Even if I was not dressed appropriately for the weather, I would have ignored the light rain that was falling. This was one cool bird! I found another use for my cycling rain coat. It's handy and can be easily rolled up when not needed. The only difference, it's considerably easier to put on and take off while birding than it is while cycling. After a few minutes the Gray Jay would disappear to tend to it's young, not to be seen again.
We returned to the Visitor Centre to enter our observation on the wildlife board in the lobby. A quick scan of the feeders again did not produce anything new. It was time to leave the park and head back to St. Catharines. Outside of the centre we had a short chat with the park naturalist Justin, who led last year's guided walk at the Old Airfield. Before exiting the park Jean and I would add one more species to the year list. 2 Broad-winged Hawks (#106) were soaring above Highway 60. The last animal we would see however was the moose seen the day before.
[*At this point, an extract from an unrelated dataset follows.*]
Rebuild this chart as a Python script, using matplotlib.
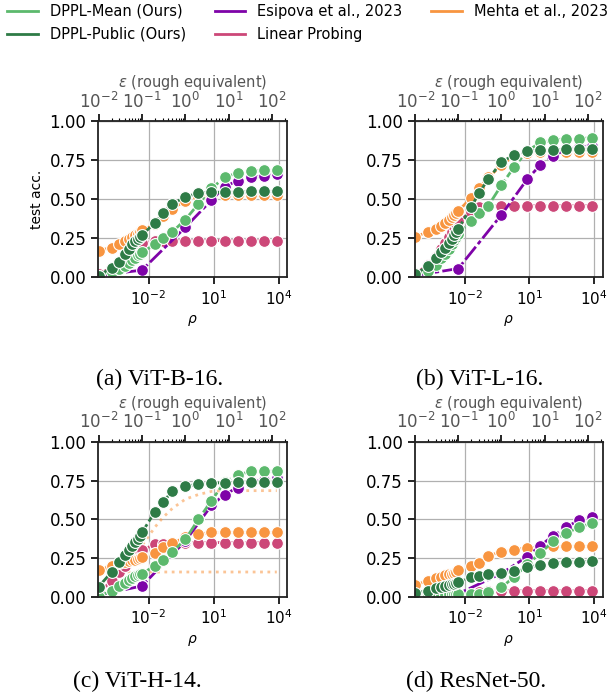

Same spot, same time of day.
Spending the last weekend of April in Algonquin was very productive. A total of 4 lifers were observed, Boreal Chickadee was added to the provincial list, and a total of 16 species were added to the year list. 2009 is looking to be a good year. Observing all 4 Boreal species should assist in the quest to surpass the 187 species observed in Ontario last year. Warblers are next or should I say now.